Like seriously, why can’t I just donate my fat? It would be mutually beneficial to all those people who struggle to put on weight and all those like me who just can’t shift it.
I have always struggled with my weight. I’m one of those people who just has to look at a cake and I’ll put on 10 pounds straight away! Since I was young I’ve always been called the fat one in the family and have always been that funny fat friend.
Last September I decided enough was enough – I was weighing in at a miserable 13stone 12lbs (approx 88kg) and me being a short 5 ft 3inches meant my BMI was coming in the obese range. Yes I was obese – and knowing that my obesity and lack of fitness was putting me at risk of all sorts of diseases (cancer, heart problems, diabetes… to name a few) I felt it was time I did something about it. We all take our health for granted sometimes and when I thought of my future I looked at all the things about myself that I could not change that would put me at risk of disease (genetics, ethnicity, gender, age) and decided I would do something about the risk factors I can change – my lifestyle (weight, diet etc.)

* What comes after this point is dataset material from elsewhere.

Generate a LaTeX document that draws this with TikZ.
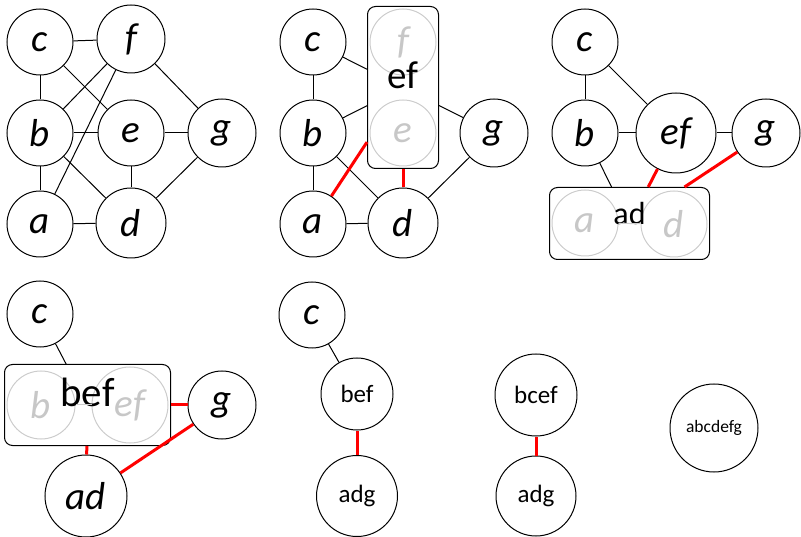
\documentclass[tikz,border=0pt]{standalone}
\usepackage{fontspec}
\setmainfont{Carlito}
\usetikzlibrary{fit}
\newcommand{\bigtxt}{\fontsize{39}{39}\selectfont}

\begin{document}
\begin{tikzpicture}[x=1pt,y=-1pt,line width=1pt,
  vtx/.style={circle,draw,inner sep=0pt,minimum size=66pt,font=\bigtxt\itshape},
  ghost/.style={vtx,draw=black!20,text=black!22},
  grp/.style={draw,rounded corners=8pt,inner sep=2pt},
  link/.style={line width=1pt},
  redlink/.style={red,line width=3pt},
  ghostlink/.style={black!20,line width=1pt}]
\useasboundingbox (0,0) rectangle (801,537);
\node[vtx] (c1) at (40,42) {c};
\node[vtx,minimum size=68pt] (f1) at (131,39) {f};
\node[vtx] (b1) at (40,133) {b};
\node[vtx] (e1) at (131,133) {e};
\node[vtx,minimum size=68pt] (g1) at (222,133) {g};
\node[vtx] (a1) at (40,224) {a};
\node[vtx,minimum size=70pt] (d1) at (131,223) {d};
\foreach \u/\v in {c1/f1,c1/b1,c1/e1,f1/b1,f1/a1,f1/g1,b1/e1,b1/a1,b1/d1,e1/g1,e1/d1,a1/d1,d1/g1}
  \draw[link] (\u)--(\v);
\node[vtx] (c2) at (313,42) {c};
\node[vtx] (b2) at (313,133) {b};
\node[vtx] (a2) at (313,224) {a};
\node[vtx,minimum size=70pt] (d2) at (403,223) {d};
\node[vtx,minimum size=68pt] (g2) at (494,133) {g};
\node[ghost] (f2) at (403,42) {f};
\node[ghost] (e2) at (403,133) {e};
\node[grp,fit=(f2)(e2)] (ef2) {};
\node[font=\bigtxt,yshift=12pt] at (ef2) {ef};
\foreach \u/\v in {c2/b2,c2/ef2,b2/ef2,ef2/g2,b2/a2,b2/d2,a2/d2,d2/g2}
  \draw[link] (\u)--(\v);
\draw[redlink] (a2)--(ef2);
\draw[redlink] (d2)--(ef2);
\node[vtx] (c3) at (585,42) {c};
\node[vtx] (b3) at (585,133) {b};
\node[vtx,minimum size=80pt] (ef3) at (676,133) {ef};
\node[vtx,minimum size=68pt] (g3) at (766,133) {g};
\node[ghost] (a3) at (585,223) {a};
\node[ghost] (d3) at (674,224) {d};
\node[grp,fit=(a3)(d3)] (ad3) {};
\node[font=\fontsize{32}{32}\selectfont,yshift=10pt] at (ad3) {ad};
\draw[ghostlink] (a3)--(d3);
\foreach \u/\v in {c3/b3,c3/ef3,b3/ef3,ef3/g3,b3/ad3}
  \draw[link] (\u)--(\v);
\draw[redlink] (ef3)--(ad3);
\draw[redlink] (g3)--(ad3);
\node[vtx] (c4) at (40,314) {c};
\node[ghost,minimum size=68pt] (b4) at (41,405) {b};
\node[ghost,minimum size=76pt] (ef4) at (130,405) {ef};
\node[grp,fit=(b4)(ef4)] (bef4) {};
\node[font=\fontsize{41}{41}\selectfont,yshift=13pt] at (bef4) {bef};
\node[vtx,minimum size=68pt] (g4) at (222,405) {g};
\node[vtx,minimum size=82pt] (ad4) at (86,496) {ad};
\draw[ghostlink] (b4)--(ef4);
\draw[link] (c4)--(bef4);
\draw[redlink] (bef4)--(g4);
\draw[redlink] (bef4)--(ad4);
\draw[redlink] (g4)--(ad4);
\node[vtx] (c5) at (312,315) {c};
\node[vtx,minimum size=72pt,font=\fontsize{25}{25}\selectfont] (bef5) at (357,394) {bef};
\node[vtx,minimum size=81pt,font=\fontsize{25}{25}\selectfont] (adg5) at (357,496) {adg};
\draw[link] (c5)--(bef5);
\draw[redlink] (bef5)--(adg5);
\node[vtx,minimum size=82pt,font=\fontsize{25}{25}\selectfont] (bcef6) at (536,395) {bcef};
\node[vtx,minimum size=80pt,font=\fontsize{25}{25}\selectfont] (adg6) at (536,496) {adg};
\draw[redlink] (bcef6)--(adg6);
\node[vtx,minimum size=88pt,font=\fontsize{17.5}{17.5}\selectfont] (all7) at (714,428) {abcdefg};
\end{tikzpicture}
\end{document}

I joined the gym and went 4-5 times a week, early morning just before work. I did very short HIIT (high intensity interval training) sessions mixed with some weights/resistance training. This worked well for me because I’m the type who gets easily bored in the gym, and with a busy job I can only spend 30-45 minutes at a time in the gym.
I changed my diet too. I cut out all sugars, and all drinks allowing myself only water and the occasional Diet Coke (shhhh). My main meal consisted of vegetables and protein (i.e chicken, fish, meat). I stopped fuelling myself with processed junk and although at first it was difficult, my body adjusted and I had the most energy I had felt in a long time. My stomach wasn’t always feeling bloated and generally I felt good.
By February 2017 I had managed to lose 3 stone! My weight was down and I felt good, especially when I went shopping – because I could try on most things and look good in them, unlike before when nothing would fit, and anything that did fit, didn’t look good.
However, I started becoming lazy… I stopped going gym and started to allow myself treats – a biscuit here, some chocolate there, oh yes eating straight out the Nutella jar would be a regular thing too 🙈🙈. Throw in 2 holidays, my laziness and greediness and now I’m here July 2017 and have gained back 10kg of the weight I lost. I’m at 76kg currently (11st 13lbs) – and I’m not fitting into my size 8s or smalls anymore. Sometimes even the 10s and mediums are a squeeze.
How have I let this happen? I ask myself. All that hard work. But I guess I’ve done what we all do and what we all battle with.
So today I start again. On my journey to getting fit. To me it’s not about just looking good or being a certain dress size. To me it’s about being healthy. It’s about being healthy for myself and my family. My aim is to get to the normal BMI range.
Action plan for today onwards:
1. Scrap all drinks and replace with water
2. Tomorrow I will re join the gym
3. Meal plan ahead
I’ll let you all know how I get on… wish me luck!